Guardian of the Threshold
In Theosophy the Guardian of the Threshold is a menacing figure described by a number of esoteric teachers. It is claimed to be a spectral image which manifests itself as soon as "the student of the spirit ascends upon the path into the higher worlds of knowledge". The Guardian of the Threshold is also the title of the third play written by Rudolf Steiner in 1912.
According to theosophy
The "Dweller of the Threshold" as a literary invention of the English mystic and novelist Edward Bulwer-Lytton is found in his romance Zanoni. After the founding of the Theosophical Society in 1875, the term gained wide currency in theosophical circles. The Guardian of the Threshold is a spectral figure and is the abstract of the debit and credit book of the individual. "It is the combined evil influence that is the result of the wicked thoughts and acts of the age in which any one may live, and it assumes to each student a definite shape at each appearance, being always either of one sort or changing each time""This Dweller of the Threshold meets us in many shapes.
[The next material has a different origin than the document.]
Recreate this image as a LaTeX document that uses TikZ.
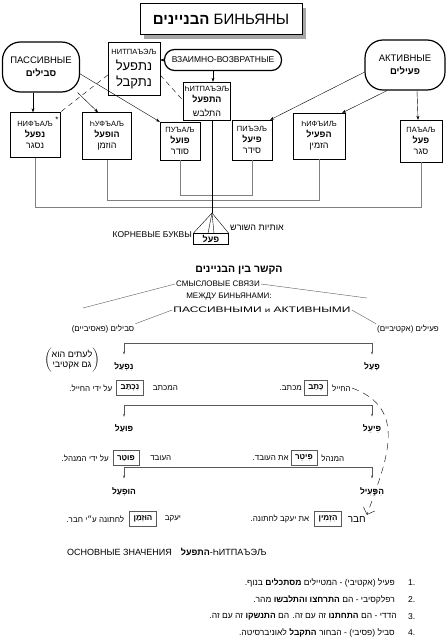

It is the Cerberus guarding the entrance to Hades; the Dragon which St. Michael is going to kill; the Snake which tempted Eve, and whose head will be crushed by the heel of the woman; the Hobgoblin watching the place where the treasure is buried, etc. He is the king of evil, who will not permit that within his kingdom a child should grow up, which might surpass him in power; the Herod before whose wrath the divine child Christ has to flee into a foreign country, and is not permitted to return to his home until the king is dethroned or dead."
Max Heindel, an American occultist, claimed the Dweller on the Threshold must be confronted by every aspirant—usually at an early stage of their progress.